Ammesso non ci siano sgambetti dal Quirinale e da alleati voltagabbana, se avremo finalmente una donna (la prima) Presidente del Consiglio nei giorni seguenti (ma già da subito) sarà Moncada nelle piazze, nelle scuole, nelle università, avendo nel tascapane l’arma dei centri sociali già in fermento, le femministe, il movimento LGBTQ, gli antagonisti e persino quelle talpe mosce dei sindacalisti che sbucheranno dalle loro tane invocando lo scontro, perché? Non vogliono assolutamente alcun cambiamento nella gestione lobbista dei poteri, i ragni, si sa, mangiano con le loro tele standosene fermi fino alla cattura dell’incauto insetto, e di tele hanno invaso tutte le stanze del Paese.

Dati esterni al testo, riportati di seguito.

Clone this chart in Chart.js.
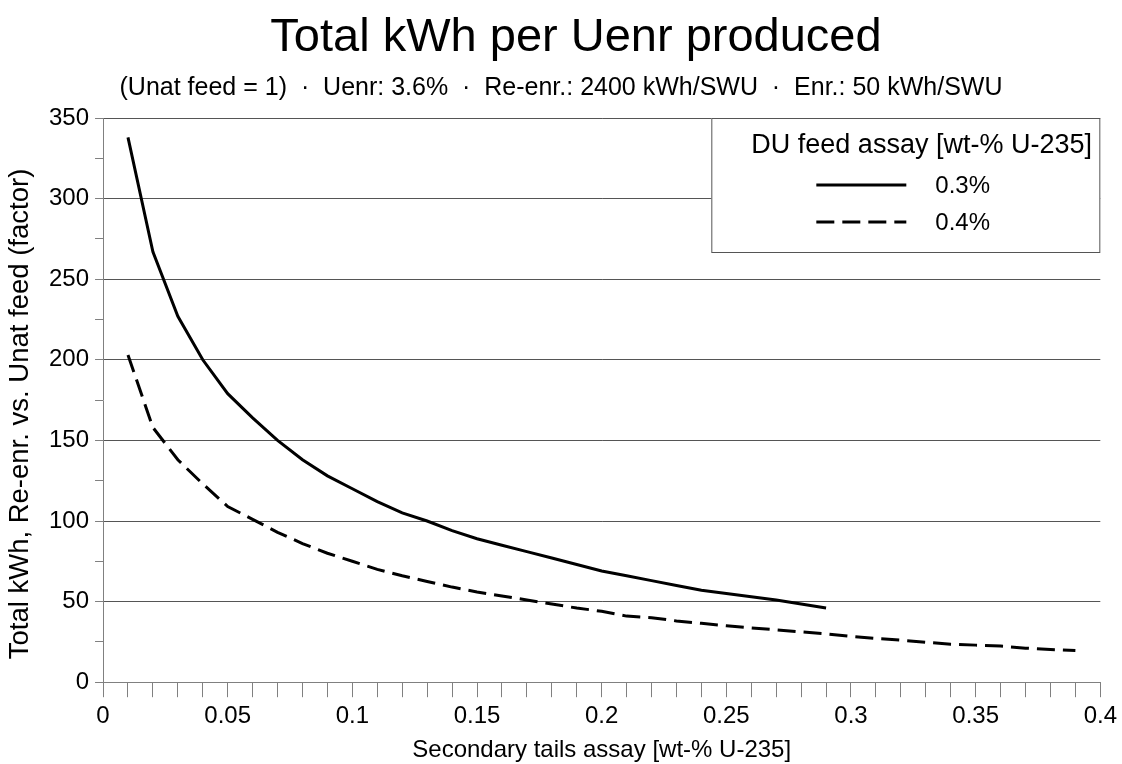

Un prologo a quanto dico? Piazza Indipendenza, Roma, angolo via S. Martino della Battaglia, una targa commemora la casa ove si spense Giuseppe Tomasi di Lampedusa, “autore del celebre romanzo Il Gattopardo” riportando la celeberrima frase pronunciata da Tancredi: “se vogliamo che tutto rimanga come è, bisogna che tutto cambi”, sembra il commento spedito a Palazzo dei Marescialli, all’altro lato della via, dopo i risultati alle elezioni del CSM. Disillusione della riforma Cartabia, le correnti togate hanno continuato imperturbabili a votare seconda sponda politica rendendo vuota retorica ogni sovvertimento dello statu quo.
La rivoluzione nei prossimi mesi sarà difendere la vetta oltre ogni attacco ipervirulento, se ciò avverrà sarà un miracolo di realismo magico perché capace di alimentare con fatti concreti, non promesse, la speranza nel popolo di volare oltre, con ali d’airone, ampie, spiegate, sicure tenendo fisso lo sguardo agli obiettivi. Sarà quel popolo la vera militanza d’ un reale cambiamento, mosaico di “normali” spogli di arabeschi intellettuali, delicati di olfatto, disavvezzi ai peti cerebrali seduti su vilpelle, conoscono fatica, lotta quotidiana, caduta e cocciuta rinascita, hanno la rabbia dei poveri, la fierezza austera degli operai in marcia come nel gran quadro di Pelizza da Volpedo, ma anche gli occhi profondi della terra, le schiene curve sui libri, nelle officine, e quel sapere antico sulla bellezza che rende qui ogni materia arte.
Ecco la sfida dello spirito contro il ventre, sarà durissima ma na speranzella tremula s’è accesa.